La jeune Gnome sourit, guère étonnée de constater que le future duc de Lorraine lui donnait une leçon – Vinzans s’était même bâti une réputation auprès des demoiselles de l’école, pour sa forme de galanterie surprenante, mais bienvenue.
L’apercevant, un sourire éclaira le visage du Sèrvan, qui, ignorant son combat clairement achevé, pressa le pas pour venir la voir. Puis une expression compliquée s’installa sur son visage, moins radieuse et plus hésitante, et il ralentit un peu – trop tard, puisqu’il était déjà arrivé face à elle.
« Lotti ! »
Même sa voix était hésitante.
« Tu as aussi reçu une lettre de tes parents, hein ? » demanda-t-elle, un sourire mitigé sur ses lèvres
Vinzans devint écarlate, puis hocha la tête.
« Ce matin... » il hésita un instant, avant de demander en rafale « Tu n’as pas l’air plus perturbée que ça ? Tu n’as rien contre ? Personne d’autre qui t’intéresse ? »
Elle ne put s’empêcher d’éclater de rire, amusée par le niveau de naïveté du Sèrvan.
Pas perturbée ? Elle avait du mal à former deux phrases cohérentes !
Avoir quelque chose contre ? La situation paraissait sortie tout droit d’un de ses rêves de petite fille !
Quelqu’un qui l’intéresse ? Personne d’autre que lui, et ce, depuis l’enfance !
Plutôt que de répondre tout cela, et potentiellement faire fuir son nouveau fiancé, elle lui adressa un sourire rassurant.
« Ce n’est pas encore un arrangement ferme, si l’un d’entre nous trouvait quelqu’un d’autre, il pourrait faire machine arrière sans problème.
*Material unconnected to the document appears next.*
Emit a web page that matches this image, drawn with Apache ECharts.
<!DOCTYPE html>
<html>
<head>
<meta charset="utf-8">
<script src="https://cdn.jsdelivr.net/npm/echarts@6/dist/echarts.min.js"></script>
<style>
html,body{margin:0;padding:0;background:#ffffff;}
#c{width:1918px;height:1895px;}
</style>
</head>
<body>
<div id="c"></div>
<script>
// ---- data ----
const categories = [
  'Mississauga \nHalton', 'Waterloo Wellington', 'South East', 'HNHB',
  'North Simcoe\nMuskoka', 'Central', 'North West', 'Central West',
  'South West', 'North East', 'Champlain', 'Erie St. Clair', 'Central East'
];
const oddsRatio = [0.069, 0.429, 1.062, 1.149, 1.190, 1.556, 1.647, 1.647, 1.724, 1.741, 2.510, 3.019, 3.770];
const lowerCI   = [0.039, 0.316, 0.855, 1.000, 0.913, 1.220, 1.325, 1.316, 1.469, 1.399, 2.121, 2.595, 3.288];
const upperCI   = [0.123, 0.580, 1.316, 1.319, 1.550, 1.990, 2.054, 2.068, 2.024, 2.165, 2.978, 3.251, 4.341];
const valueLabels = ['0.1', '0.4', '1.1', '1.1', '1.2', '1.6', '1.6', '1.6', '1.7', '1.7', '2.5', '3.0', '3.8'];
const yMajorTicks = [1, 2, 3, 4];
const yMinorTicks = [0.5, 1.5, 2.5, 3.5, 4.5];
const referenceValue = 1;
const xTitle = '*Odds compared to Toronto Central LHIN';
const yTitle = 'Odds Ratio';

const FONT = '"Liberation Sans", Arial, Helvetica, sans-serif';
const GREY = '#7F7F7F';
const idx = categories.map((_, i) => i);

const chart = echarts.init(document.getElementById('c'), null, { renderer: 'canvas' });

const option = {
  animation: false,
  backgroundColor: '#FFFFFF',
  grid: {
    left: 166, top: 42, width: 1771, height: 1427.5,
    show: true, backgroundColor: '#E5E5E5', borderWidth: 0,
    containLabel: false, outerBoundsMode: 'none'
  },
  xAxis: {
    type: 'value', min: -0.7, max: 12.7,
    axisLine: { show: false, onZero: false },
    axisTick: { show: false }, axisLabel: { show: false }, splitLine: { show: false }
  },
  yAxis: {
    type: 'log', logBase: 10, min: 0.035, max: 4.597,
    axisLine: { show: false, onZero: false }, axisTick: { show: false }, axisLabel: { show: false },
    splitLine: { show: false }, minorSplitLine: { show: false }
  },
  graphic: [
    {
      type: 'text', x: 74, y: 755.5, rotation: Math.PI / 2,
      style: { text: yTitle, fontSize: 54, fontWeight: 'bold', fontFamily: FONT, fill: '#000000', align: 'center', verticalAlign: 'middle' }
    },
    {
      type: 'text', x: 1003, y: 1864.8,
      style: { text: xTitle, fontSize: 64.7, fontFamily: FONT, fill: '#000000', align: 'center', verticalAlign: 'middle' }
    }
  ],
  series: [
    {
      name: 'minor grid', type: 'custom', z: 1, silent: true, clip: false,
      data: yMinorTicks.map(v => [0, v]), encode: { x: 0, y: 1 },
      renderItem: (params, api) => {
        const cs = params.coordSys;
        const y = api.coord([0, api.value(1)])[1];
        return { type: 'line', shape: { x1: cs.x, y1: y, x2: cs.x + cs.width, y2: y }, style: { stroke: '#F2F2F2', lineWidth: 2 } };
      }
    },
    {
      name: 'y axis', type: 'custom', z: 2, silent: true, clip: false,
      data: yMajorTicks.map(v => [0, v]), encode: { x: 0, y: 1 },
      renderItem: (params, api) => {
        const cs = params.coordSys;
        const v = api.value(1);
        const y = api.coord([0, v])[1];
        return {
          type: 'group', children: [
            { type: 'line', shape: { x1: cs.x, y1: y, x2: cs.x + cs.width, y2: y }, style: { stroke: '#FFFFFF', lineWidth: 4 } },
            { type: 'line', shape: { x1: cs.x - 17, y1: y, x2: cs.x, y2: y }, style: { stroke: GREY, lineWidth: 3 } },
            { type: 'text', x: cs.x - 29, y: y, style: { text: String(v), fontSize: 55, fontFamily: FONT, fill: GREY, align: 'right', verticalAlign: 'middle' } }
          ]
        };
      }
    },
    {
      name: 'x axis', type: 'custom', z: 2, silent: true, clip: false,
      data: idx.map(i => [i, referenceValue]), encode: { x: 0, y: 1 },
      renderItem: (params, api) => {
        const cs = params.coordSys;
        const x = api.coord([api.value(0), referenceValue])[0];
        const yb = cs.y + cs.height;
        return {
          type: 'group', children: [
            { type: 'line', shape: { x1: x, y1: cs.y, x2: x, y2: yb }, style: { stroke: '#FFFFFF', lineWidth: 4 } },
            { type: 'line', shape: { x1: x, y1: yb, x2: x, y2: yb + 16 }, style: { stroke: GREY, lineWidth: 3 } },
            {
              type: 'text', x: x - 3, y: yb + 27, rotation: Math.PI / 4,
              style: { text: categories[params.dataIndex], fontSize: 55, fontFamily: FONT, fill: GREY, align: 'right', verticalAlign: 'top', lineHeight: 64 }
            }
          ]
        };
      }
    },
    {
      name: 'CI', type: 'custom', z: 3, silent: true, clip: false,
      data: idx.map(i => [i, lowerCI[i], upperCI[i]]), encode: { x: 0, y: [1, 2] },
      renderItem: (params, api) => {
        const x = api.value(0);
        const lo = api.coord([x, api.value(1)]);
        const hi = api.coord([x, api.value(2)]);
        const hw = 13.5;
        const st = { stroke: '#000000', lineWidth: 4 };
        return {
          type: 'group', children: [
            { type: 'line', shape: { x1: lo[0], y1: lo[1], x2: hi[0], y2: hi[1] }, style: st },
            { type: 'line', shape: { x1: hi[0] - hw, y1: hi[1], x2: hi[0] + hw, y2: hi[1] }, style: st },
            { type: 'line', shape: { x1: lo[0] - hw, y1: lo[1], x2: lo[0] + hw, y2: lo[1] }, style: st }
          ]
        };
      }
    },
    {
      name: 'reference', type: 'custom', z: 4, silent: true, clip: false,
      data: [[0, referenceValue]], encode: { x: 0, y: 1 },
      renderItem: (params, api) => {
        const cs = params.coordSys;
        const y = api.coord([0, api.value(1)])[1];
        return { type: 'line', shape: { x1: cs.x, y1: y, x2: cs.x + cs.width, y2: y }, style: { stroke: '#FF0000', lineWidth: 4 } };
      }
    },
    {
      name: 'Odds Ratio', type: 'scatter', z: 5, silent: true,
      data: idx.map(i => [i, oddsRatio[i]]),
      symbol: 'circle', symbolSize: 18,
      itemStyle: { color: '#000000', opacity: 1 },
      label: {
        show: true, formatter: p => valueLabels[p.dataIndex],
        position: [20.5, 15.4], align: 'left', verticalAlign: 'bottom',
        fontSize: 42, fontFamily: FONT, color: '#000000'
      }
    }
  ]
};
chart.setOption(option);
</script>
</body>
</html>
Donc non, je n’ai rien contre. » un haussement d’épaules amusé « Quant à avoir quelqu’un d’autre… Rien, si ce n’est un blondinet amateur de champignons quand j’avais trois ans ! »
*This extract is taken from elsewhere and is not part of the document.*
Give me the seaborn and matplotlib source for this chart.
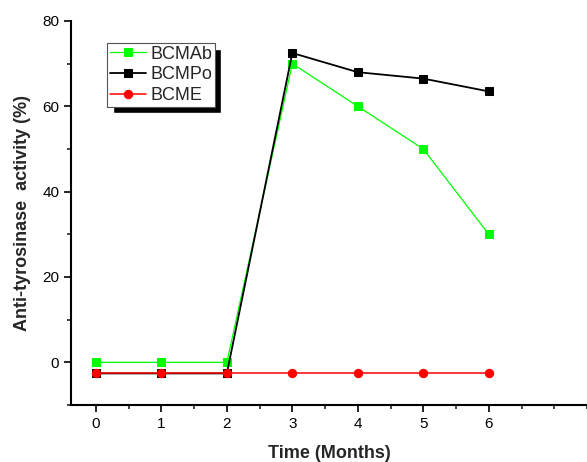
import numpy as np
import pandas as pd
import seaborn as sns
import matplotlib.pyplot as plt
from matplotlib.ticker import MultipleLocator
from matplotlib.patches import Rectangle

months = [0, 1, 2, 3, 4, 5, 6]
bcmab = [0, 0, 0, 70, 60, 50, 30]
bcmpo = [-2.6, -2.6, -2.6, 72.5, 68, 66.5, 63.5]
bcme = [-2.6, -2.6, -2.6, -2.6, -2.6, -2.6, -2.6]

df = pd.DataFrame({"Time": months * 3,
                   "Activity": bcmab + bcmpo + bcme,
                   "Sample": ["BCMAb"] * 7 + ["BCMPo"] * 7 + ["BCME"] * 7})

sns.set_style("ticks")
plt.rcParams["font.family"] = ["Liberation Sans", "DejaVu Sans"]

fig = plt.figure(figsize=(5.87, 4.62), dpi=100)
ax = fig.add_axes([71 / 587, 57 / 462, 1 - 71 / 587, (405 - 21) / 462])

styles = {"BCMAb": ("#00ff00", "s", 0.9, 5.5), "BCMPo": ("black", "s", 1.3, 5.5), "BCME": ("red", "o", 1.1, 6)}
for name in ["BCMAb", "BCMPo", "BCME"]:
    c, m, lw, ms = styles[name]
    sub = df[df["Sample"] == name]
    sns.lineplot(data=sub, x="Time", y="Activity", color=c, marker=m, markersize=ms,
                 markeredgecolor=c, linewidth=lw, ax=ax, label=name)

leg = ax.legend(loc="upper left", bbox_to_anchor=((107 - 71) / 516, (405 - 43) / 384),
                borderaxespad=0, fontsize=13, frameon=True, fancybox=False,
                handlelength=2.0, borderpad=0.15, labelspacing=0.2, handletextpad=0.25)
leg.get_frame().set_edgecolor("#555555")
leg.get_frame().set_linewidth(0.8)
leg.get_frame().set_alpha(1)
leg.set_zorder(10)

ax.set_xlim(-0.38, 7.5)
ax.set_ylim(-10, 80)
ax.set_xticks(months)
ax.set_yticks([0, 20, 40, 60, 80])
ax.xaxis.set_minor_locator(MultipleLocator(0.5))
ax.yaxis.set_minor_locator(MultipleLocator(10))
ax.tick_params(which="major", length=5, width=1.2, labelsize=11, colors="black")
ax.tick_params(which="minor", length=3, width=1.2)
for s in ["top", "right"]:
    ax.spines[s].set_visible(False)
for s in ["left", "bottom"]:
    ax.spines[s].set_linewidth(1.5)
    ax.spines[s].set_color("black")

ax.set_xlabel("Time (Months)", fontsize=13, fontweight="bold", labelpad=10)
ax.set_ylabel("Anti-tyrosinase  activity (%)", fontsize=13, fontweight="bold", labelpad=8)

# thick offset shadow behind the legend box
fig.canvas.draw()
bb = leg.get_frame().get_window_extent().transformed(fig.transFigure.inverted())
ax.add_patch(Rectangle((bb.x0 + 6 / 587, bb.y0 - 6 / 462), bb.width, bb.height,
                       transform=fig.transFigure, facecolor="black", zorder=9, clip_on=False))

fig.savefig("out.png", dpi=100)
Ce fut à son tour de rire à cette déclaration, tout en disant avec un sérieux affecté « Amateur de champignons ? Tu as bon goût, j’ai du souci à me faire ! »
Prise d’un élan de courage, Lotti se hissa sur la pointe de ses pieds pour déposer un baiser sur la joue du Sèrvan.
« Tu n’as aucun souci à te faire, après tout, tu aimes toujours autant les champignons. Maintenant, invites-moi au bal de Samhain. »
Vinzans avait rougi jusqu’aux oreilles, et balbutié quelques mots qui pouvaient passer pour une invitation, qu’elle avait accepté avec une révérence parfaite; avant de laisser le futur duc toujours un peu éberlué sur les bords de l’arène de duel.
Ce n’est qu’une fois dans sa chambre, et après avoir hurlé dans son oreiller d’une manière fort peu digne d’une jeune fille de la noblesse; qu’elle s’était autorité à rougir à son tour, se demandant comment elle avait trouvé l’audace d’embrasser le garçon pour lequel elle avait des sentiments depuis si longtemps.
Quoi qu'il en soit – même s’il n’était pas amoureux d’elle, sa réaction avait été loin d’être mauvaise. Arrangées par leurs parents ou non, ces fiançailles ne s’annonçaient pas si mal.